Beets: Nothing says spring like tender, freshly harvested baby beets. Sow about two weeks before our last frost date and thin to 3 inches between seedlings. Fertilize with liquid seaweed. Beets have great culinary versatility, so plant a combination of gold and red. ‘Detroit Dark Red’, ‘Bull’s Blood’, and ‘Burpee’s Golden’ are great choices.

Swiss chard: We love ‘Rhubarb’ and ‘Five colored Silverbeet’. These greens can grow through the entire gardening season. By harvesting just the outer leaves with a harvest knife, the plant stays in place and the integrity of your design stays intact.

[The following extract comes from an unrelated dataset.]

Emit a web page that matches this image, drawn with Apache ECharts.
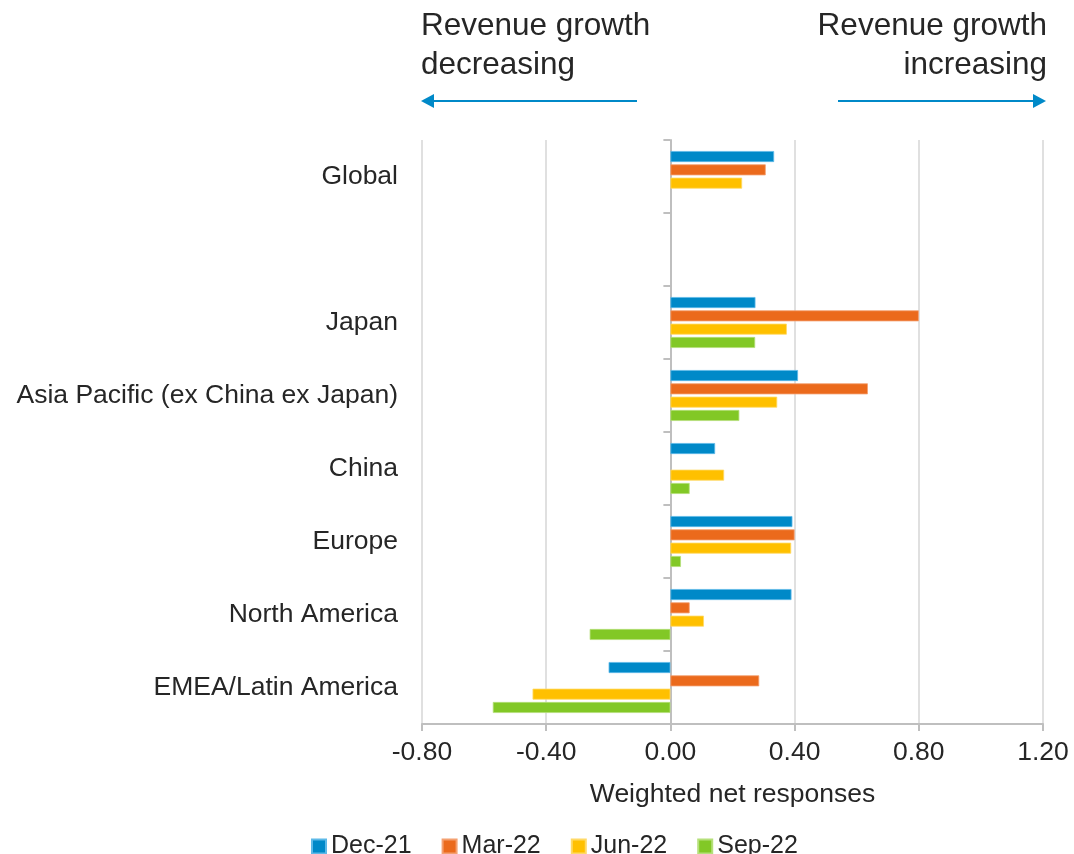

Carrots: The sweetest, juiciest, and most flavorful carrots are the French heirlooms. Sow two weeks before the last frost date. Carrot is slow to germinate, so have patience. Our favorite varieties for Chicago growers: ‘St. Valery’, ‘Paris Market’, and ‘Scarlet Nantes’.

Spinach: One of the earliest-germinating cool season vegetables, spinach can be direct sown in 2-inch bands or rows four to six weeks before the last frost. Plant ‘Corvair’, ‘Tyee’, or ‘Donkey’ for the most reliable spring crops.

Lettuce: We love ‘Tennis Ball’, ‘Black Seeded Simpson’, ‘Rouge d ’Hiver’, and ‘Winter Density’. One gram of seed will sow a 15-foot row.

Spring greens: Try mache, arugula, or mizuna; 30 to 50 seeds will seed one foot of row when sown as a cut-and-come-again salad mix.